Anche volendo estendere il discorso oltre i confini aeroportuali, il tema della difficile interazione tra mezzi Apr e infrastrutture critiche è ben noto, ma tutt’ora non risolto anche a causa della sostanziale impunità a cui il pilota – che sia un aeromodellista spregiudicato o un operatore aereo ignorante – va incontro. È dall’impunità che spesso nascono le azioni dimostrative di sabotaggio: senza scomodare di nuovo Gatwick, nel 2018 Greenpeace ha avuto modo di sorvolare una centrale nucleare francese con un drone “vestito” da Superman. Superman si è poi sacrificato schiantandosi in maniera simbolica contro un serbatoio. La situazione è talmente grave ed incontrollabile che esistono casi in cui conviene sperare che l’azione sia semplicemente dimostrativa: se Superman fosse stato caricato con Ied?
Altre azioni dimostrative, innocue ma comunque illegali, sono poi consultabili su YouTube numerosi video di sorvoli su centri cittadini, opere d’arte (anche il Colosseo) o manifestazioni pubbliche.

I droni sono uno strumento capace di generare una minaccia asimmetrica ed in quanto tale, al pari del terrorismo, non consentono la previsione di una soluzione univoca. La European Union Aviation Safety Agency (Easa) col nuovo regolamento europeo in materia droni imporrà (il regolamento sarà definitivamente operativo dal 2022) la registrazione di tutti i droni indipendentemente dalla finalità. A ciascun drone poi, per essere in regola, dovrà essere necessariamente associato uno o più piloti; simili informazioni dovranno essere inoltre disponibili, sulla falsariga di quanto già avviene per le automobili, non solo degli organi deputati al controllo del traffico aereo ma di tutte le forze dell’ordine presenti nella zona al fine di poter tutelare al meglio la popolazione e/o beni differenziando fra voli autorizzati (e quindi leciti) da voli “abusivi” (le cui finalità potrebbero essere anche eversive). È un buon tentativo di ridurre quell’effetto impunità che ha creato problemi diffusi fino ad oggi, ma è un vano esercizio di stile considerando il fatto che la registrazione e l’accoppiamento drone/pilota vengono lasciati alla discrezione del proprietario: per quanto risulteranno più facili e coerenti le modalità di rilevazione di un drone fuori-legge, al netto di strumenti di indagine portatili a disposizione degli organi competenti che, ad oggi, non esistono, chi vorrà continuare ad agire in maniera malevola con azioni di sabotaggio/terrorismo si guarderà bene dal registrarsi.
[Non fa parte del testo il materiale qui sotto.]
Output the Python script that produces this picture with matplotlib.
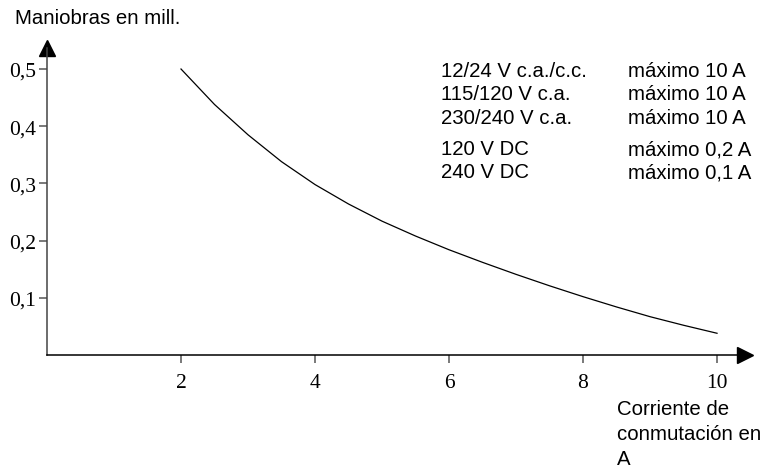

L’azione intrapresa dalla Easa prova a mettere ordine in un mercato che tutte le stime prevedono in continua ed inesorabile espansione, mettendo a disposizione di chiunque, con una spesa contenuta, uno strumento che attualmente incontra contromisure incerte a discapito di interruzioni di servizio, o danni di immagine, dai costi se non pienamente certi, di sicuro rilevanti e raramente preventivabili in un documento di analisi dei rischi.